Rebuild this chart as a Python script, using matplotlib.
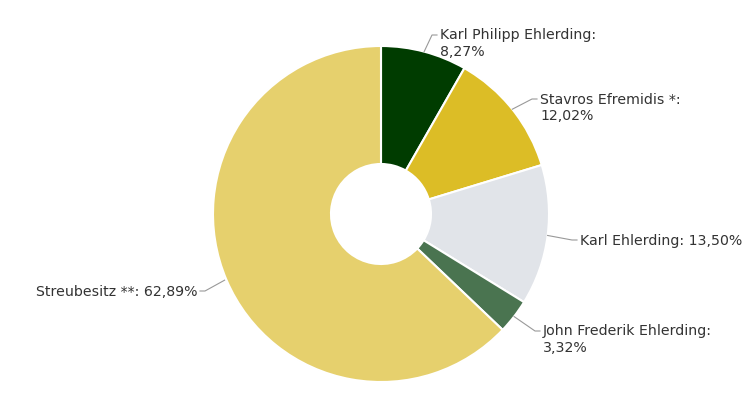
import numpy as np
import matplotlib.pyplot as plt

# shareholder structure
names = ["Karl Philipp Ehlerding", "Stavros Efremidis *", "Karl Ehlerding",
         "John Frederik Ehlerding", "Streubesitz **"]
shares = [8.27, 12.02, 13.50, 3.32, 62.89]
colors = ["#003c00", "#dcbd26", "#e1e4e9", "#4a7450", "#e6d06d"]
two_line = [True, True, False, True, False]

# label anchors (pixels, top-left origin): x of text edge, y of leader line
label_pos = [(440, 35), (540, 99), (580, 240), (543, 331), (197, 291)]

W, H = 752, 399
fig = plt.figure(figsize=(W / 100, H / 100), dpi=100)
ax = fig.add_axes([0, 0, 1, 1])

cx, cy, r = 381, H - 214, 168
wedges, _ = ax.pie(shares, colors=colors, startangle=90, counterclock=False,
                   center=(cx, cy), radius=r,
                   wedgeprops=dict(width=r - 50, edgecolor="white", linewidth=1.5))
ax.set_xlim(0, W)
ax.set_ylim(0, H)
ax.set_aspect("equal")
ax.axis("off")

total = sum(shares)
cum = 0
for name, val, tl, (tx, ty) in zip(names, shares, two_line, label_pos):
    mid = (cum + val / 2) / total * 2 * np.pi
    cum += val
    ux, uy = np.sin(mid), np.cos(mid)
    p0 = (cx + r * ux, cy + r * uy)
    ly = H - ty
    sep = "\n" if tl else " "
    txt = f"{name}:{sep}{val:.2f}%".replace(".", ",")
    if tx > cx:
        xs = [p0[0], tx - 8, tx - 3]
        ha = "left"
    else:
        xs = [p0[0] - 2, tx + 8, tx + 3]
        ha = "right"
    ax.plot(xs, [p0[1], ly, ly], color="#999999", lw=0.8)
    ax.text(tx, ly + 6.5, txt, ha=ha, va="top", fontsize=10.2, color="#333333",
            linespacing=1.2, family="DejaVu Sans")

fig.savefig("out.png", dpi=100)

---

Reproduce each line exactly, please, except for any pictures.

• **Answer for this exercise**:
Rebuild this chart as a Python script, using matplotlib.
import numpy as np
import matplotlib.pyplot as plt

# shareholder structure
names = ["Karl Philipp Ehlerding", "Stavros Efremidis *", "Karl Ehlerding",
         "John Frederik Ehlerding", "Streubesitz **"]
shares = [8.27, 12.02, 13.50, 3.32, 62.89]
colors = ["#003c00", "#dcbd26", "#e1e4e9", "#4a7450", "#e6d06d"]
two_line = [True, True, False, True, False]

# label anchors (pixels, top-left origin): x of text edge, y of leader line
label_pos = [(440, 35), (540, 99), (580, 240), (543, 331), (197, 291)]

W, H = 752, 399
fig = plt.figure(figsize=(W / 100, H / 100), dpi=100)
ax = fig.add_axes([0, 0, 1, 1])

cx, cy, r = 381, H - 214, 168
wedges, _ = ax.pie(shares, colors=colors, startangle=90, counterclock=False,
                   center=(cx, cy), radius=r,
                   wedgeprops=dict(width=r - 50, edgecolor="white", linewidth=1.5))
ax.set_xlim(0, W)
ax.set_ylim(0, H)
ax.set_aspect("equal")
ax.axis("off")

total = sum(shares)
cum = 0
for name, val, tl, (tx, ty) in zip(names, shares, two_line, label_pos):
    mid = (cum + val / 2) / total * 2 * np.pi
    cum += val
    ux, uy = np.sin(mid), np.cos(mid)
    p0 = (cx + r * ux, cy + r * uy)
    ly = H - ty
    sep = "\n" if tl else " "
    txt = f"{name}:{sep}{val:.2f}%".replace(".", ",")
    if tx > cx:
        xs = [p0[0], tx - 8, tx - 3]
        ha = "left"
    else:
        xs = [p0[0] - 2, tx + 8, tx + 3]
        ha = "right"
    ax.plot(xs, [p0[1], ly, ly], color="#999999", lw=0.8)
    ax.text(tx, ly + 6.5, txt, ha=ha, va="top", fontsize=10.2, color="#333333",
            linespacing=1.2, family="DejaVu Sans")

fig.savefig("out.png", dpi=100)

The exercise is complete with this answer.